Ben Beachy Archive

Hillary Clinton Says No to Fast Track while Bill Clinton Tries to Defend Fast Tracked Deals

Ben Beachy Research Director, Public Citizen's Global Trade Watch

As Fast Track for the controversial Trans-Pacific Partnership (TPP) moves to the Senate, where its path is fraught at best, presidential candidate Hillary Clinton has just stated that if she were in the Senate today, she'd probably vote "no" on Fast Track. She adds that she "certainly would not vote for it" if she was not "absolutely confident" that a separate bill to assist workers who lose their jobs to trade (Trade Adjustment Assistance, or TAA) would be enacted.  

Today's Senators should have no such confidence.  Many of them say "no" outright to the notion that it's a fair deal to Fast Track trade pacts that would offshore the jobs of middle-class workers in exchange for a small amount of assistance for some of those laid off workers.  (Know what's better than handing someone some cash after you eliminate their job?  Letting them keep their job.)  

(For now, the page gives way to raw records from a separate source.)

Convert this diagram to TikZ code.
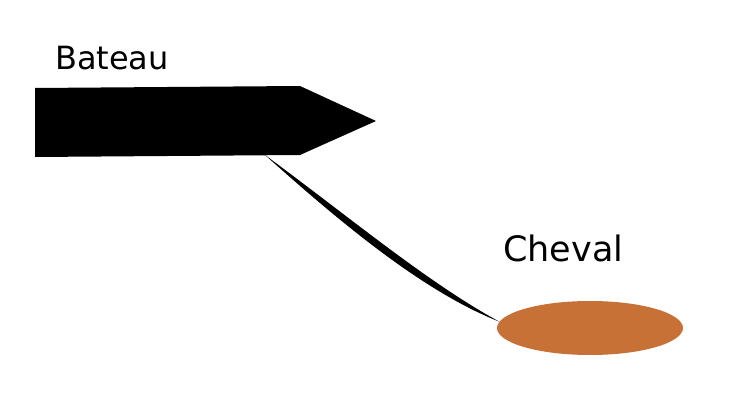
\documentclass[tikz,border=0pt]{standalone}
\usepackage{fontspec}
\setmainfont{DejaVu Sans}
\usetikzlibrary{shapes.geometric}
\definecolor{horse}{HTML}{C87137}
\begin{document}
\begin{tikzpicture}[x=1pt,y=-1pt,
  lbl/.style={anchor=base west,inner sep=0pt,text=black},
  hull/.style={fill=black,draw=none}]
\useasboundingbox (0,0) rectangle (737,414);
% boat
\coordinate (b1) at (35,88);
\coordinate (b2) at (300,86);
\coordinate (b3) at (300,155);
\coordinate (b4) at (35,157);
\coordinate (tip) at (376,121);
\fill[hull] (b1) -- (b2) -- (b3) -- (b4) -- cycle;
\fill[hull] (b2) -- (tip) -- (b3) -- cycle;
\node[lbl,font=\fontsize{32}{36}\selectfont] (bateau) at (55,70) {Bateau};
% horse
\node[ellipse,fill=horse,draw=none,minimum width=186pt,minimum height=54pt,inner sep=0pt] (cheval) at (590,328) {};
\node[lbl,font=\fontsize{35}{40}\selectfont] (chevallbl) at (503,262) {Cheval};
% rope
\coordinate (r0) at (265,155);
\coordinate (r1) at (cheval.176);
\fill[black] (r0) .. controls (342,224) and (424,292) .. (r1)
  .. controls (428,283) and (348,216) .. (r0) -- cycle;
\end{tikzpicture}
\end{document}
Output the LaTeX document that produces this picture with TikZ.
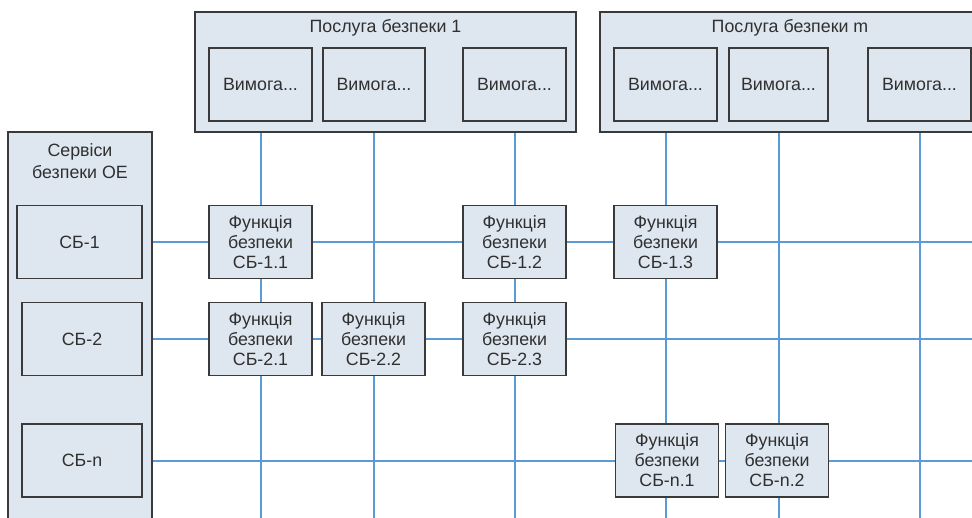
\documentclass[tikz,border=0pt]{standalone}
\usepackage{fontspec}
\setmainfont{Liberation Sans}
\usetikzlibrary{backgrounds}
\definecolor{boxfill}{HTML}{DEE7F0}
\definecolor{boxline}{HTML}{3A3A3A}
\definecolor{linkblue}{HTML}{5B9BD5}
\definecolor{txt}{HTML}{303030}
\tikzset{
  outer/.style={draw=boxline, line width=1.6pt, fill=boxfill, inner sep=0pt},
  inbox/.style={draw=boxline, line width=1.6pt, fill=boxfill, inner sep=0pt, text=txt,
    minimum height=73pt, align=center, font=\fontsize{17.8}{20}\selectfont},
  link/.style={draw=linkblue, line width=2pt},
  ttl/.style={font=\fontsize{17.8}{21.5}\selectfont, text=txt, align=center, inner sep=0pt}
}
\begin{document}
\begin{tikzpicture}[x=1pt,y=-1pt]
\useasboundingbox (0,0) rectangle (972,517);
\clip (0,0) rectangle (972,517);
% outer containers
\node[outer, minimum width=381pt, minimum height=120pt] (s1) at (385.5,72) {};
\node[outer, minimum width=380pt, minimum height=120pt] (sm) at (790,72) {};
\node[outer, minimum width=144pt, minimum height=398pt] (oe) at (80,331) {};
\node[ttl] (s1t) at (385.5,28) {Послуга безпеки 1};
\node[ttl] (smt) at (790,28) {Послуга безпеки m};
\node[ttl] (oet) at (80,161) {Сервіси\\безпеки ОЕ};
% requirements
\node[inbox, minimum width=103pt] (v1) at (260.5,84.5) {Вимога...};
\node[inbox, minimum width=102pt] (v2) at (374,84.5) {Вимога...};
\node[inbox, minimum width=103pt] (v3) at (514.5,84.5) {Вимога...};
\node[inbox, minimum width=103pt] (v4) at (665.5,84.5) {Вимога...};
\node[inbox, minimum width=99pt] (v5) at (778.5,84.5) {Вимога...};
\node[inbox, minimum width=103pt] (v6) at (919.5,84.5) {Вимога...};
% services
\node[inbox, minimum width=125pt] (sb1) at (79.5,242) {СБ-1};
\node[inbox, minimum width=120pt] (sb2) at (82,339) {СБ-2};
\node[inbox, minimum width=120pt] (sbn) at (82,460.5) {СБ-n};
% functions
\node[inbox, minimum width=103pt] (f11) at (260.5,242) {Функція\\безпеки\\СБ-1.1};
\node[inbox, minimum width=103pt] (f12) at (514.5,242) {Функція\\безпеки\\СБ-1.2};
\node[inbox, minimum width=103pt] (f13) at (665.5,242) {Функція\\безпеки\\СБ-1.3};
\node[inbox, minimum width=103pt] (f21) at (260.5,339) {Функція\\безпеки\\СБ-2.1};
\node[inbox, minimum width=103pt] (f22) at (373.5,339) {Функція\\безпеки\\СБ-2.2};
\node[inbox, minimum width=103pt] (f23) at (514.5,339) {Функція\\безпеки\\СБ-2.3};
\node[inbox, minimum width=103pt] (fn1) at (667,460.5) {Функція\\безпеки\\СБ-n.1};
\node[inbox, minimum width=103pt] (fn2) at (777,460.5) {Функція\\безпеки\\СБ-n.2};
% free ends
\coordinate (bot) at (0,525);
\coordinate (rgt) at (980,0);
\begin{scope}[on background layer]
  \foreach \v in {v1,v2,v3,v4,v5,v6} {\draw[link] (\v.south) -- (\v.south |- bot);}
  \draw[link] (sb1.east) -- (sb1.east -| rgt);
  \draw[link] (sb2.east) -- (sb2.east -| rgt);
  \draw[link] (sbn.east) -- (sbn.east -| rgt);
\end{scope}
\end{tikzpicture}
\end{document}
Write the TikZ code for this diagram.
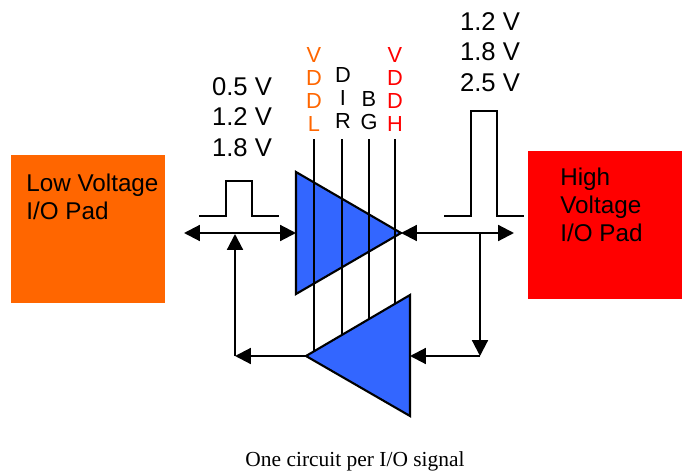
\documentclass[tikz,border=0pt]{standalone}
\usepackage{fontspec}
\setmainfont{Liberation Sans}
\newfontfamily\captionfont{Liberation Serif}
\usetikzlibrary{arrows.meta}
\definecolor{padorange}{HTML}{FF6600}
\definecolor{padred}{HTML}{FF0000}
\definecolor{bufblue}{HTML}{3366FF}
\tikzset{
  wire/.style={line width=1.2pt},
  sig/.style={wire, -{Triangle[length=9pt,width=9pt]}},
  dsig/.style={wire, {Triangle[length=9pt,width=9pt]}-{Triangle[length=9pt,width=9pt]}},
  buf/.style={fill=bufblue, draw, line width=1.2pt, line join=miter},
  pad/.style={anchor=north west, inner sep=0pt, minimum width=3.08cm, minimum height=2.96cm},
  padtext/.style={anchor=west, align=left, inner sep=0pt, font=\fontsize{13.8}{15.9}\selectfont},
  volts/.style={align=center, inner sep=0pt, font=\fontsize{14.6}{17.4}\selectfont},
  rail/.style={anchor=north, align=center, inner sep=0pt, font=\fontsize{12.4}{13.2}\selectfont}
}
\begin{document}
\begin{tikzpicture}[x=0.02cm, y=-0.02cm]
  \useasboundingbox (0,0) rectangle (686,473);

  % Pads
  \node[pad, fill=padorange] (lowpad) at (11,155) {};
  \node[pad, fill=padred] (highpad) at (528,151) {};
  \node[padtext] (lowtext) at (26,197) {Low Voltage\\I/O Pad};
  \node[padtext] (hightext) at (560,205) {High\\Voltage\\I/O Pad};

  % Voltage levels
  \node[volts] (lowvolts) at (242,117) {0.5 V\\1.2 V\\1.8 V};
  \node[volts] (highvolts) at (490,52) {1.2 V\\1.8 V\\2.5 V};

  % Supply labels
  \node[rail, text=padorange] (vddl) at (314,47) {V\\D\\D\\L};
  \node[rail] (dir) at (343,67) {D\\I\\R};
  \node[rail] (bg) at (369,91) {B\\G};
  \node[rail, text=padred] (vddh) at (395,47) {V\\D\\D\\H};

  % Buffer corners
  \coordinate (uptop) at (296,172);
  \coordinate (upbot) at (296,294);
  \coordinate (uptip) at (401,233);
  \coordinate (dntop) at (410,295);
  \coordinate (dnbot) at (410,416);
  \coordinate (dntip) at (306,356);

  % Upper buffer, then the rails, then lower buffer
  \draw[buf] (uptop) -- (uptip) -- (upbot) -- cycle;
  \coordinate (r1) at (314,139);
  \coordinate (r2) at (342,139);
  \coordinate (r3) at (369,139);
  \coordinate (r4) at (395,139);
  \coordinate (e1) at (314,352);
  \coordinate (e2) at (342,336);
  \coordinate (e3) at (369,320);
  \coordinate (e4) at (395,305);
  \draw[wire] (r1) -- (e1);
  \draw[wire] (r2) -- (e2);
  \draw[wire] (r3) -- (e3);
  \draw[wire] (r4) -- (e4);
  \draw[buf] (dntop) -- (dnbot) -- (dntip) -- cycle;

  % Pulses
  \coordinate (lp1) at (199,216);
  \coordinate (lp2) at (226,216);
  \coordinate (lp3) at (226,181);
  \coordinate (lp4) at (252,181);
  \coordinate (lp5) at (252,216);
  \coordinate (lp6) at (279,216);
  \draw[wire] (lp1) -- (lp2) -- (lp3) -- (lp4) -- (lp5) -- (lp6);
  \coordinate (hp1) at (444,216);
  \coordinate (hp2) at (471,216);
  \coordinate (hp3) at (471,111);
  \coordinate (hp4) at (497,111);
  \coordinate (hp5) at (497,216);
  \coordinate (hp6) at (524,216);
  \draw[wire] (hp1) -- (hp2) -- (hp3) -- (hp4) -- (hp5) -- (hp6);

  % Signal arrows
  \coordinate (lowend) at (184,233);
  \coordinate (lowin) at (296,233);
  \coordinate (lowjoin) at (235,234);
  \coordinate (lowturn) at (235,356);
  \coordinate (highend) at (514,233);
  \coordinate (highjoin) at (480,233);
  \coordinate (highturn) at (480,356);
  \coordinate (dnin) at (410,356);
  \draw[dsig] (lowend) -- (lowin);
  \draw[dsig] (uptip) -- (highend);
  \draw[sig] (highjoin) -- (highturn);
  \draw[sig] (highturn) -- (dnin);
  \draw[sig] (dntip) -- (lowturn);
  \draw[sig] (lowturn) -- (lowjoin);

  \node[inner sep=0pt, font=\captionfont\fontsize{12.2}{14}\selectfont] (caption) at (355,461) {One circuit per I/O signal};
\end{tikzpicture}
\end{document}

But even those Senators who might be willing to vote yes on Fast Track in exchange for TAA would have to take a huge gamble that TAA would actually become a reality.  If they would vote for Fast Track before TAA passes both houses of Congress, Republicans - many of whom deeply oppose TAA - would have little incentive to help Democrats pass TAA.  Greg Sargent of The Washington Post explains, "But there’s no way to be certain Republicans will deliver on TAA, because many of them don’t really care about worker assistance and they’d already have achieved the Fast Track they want."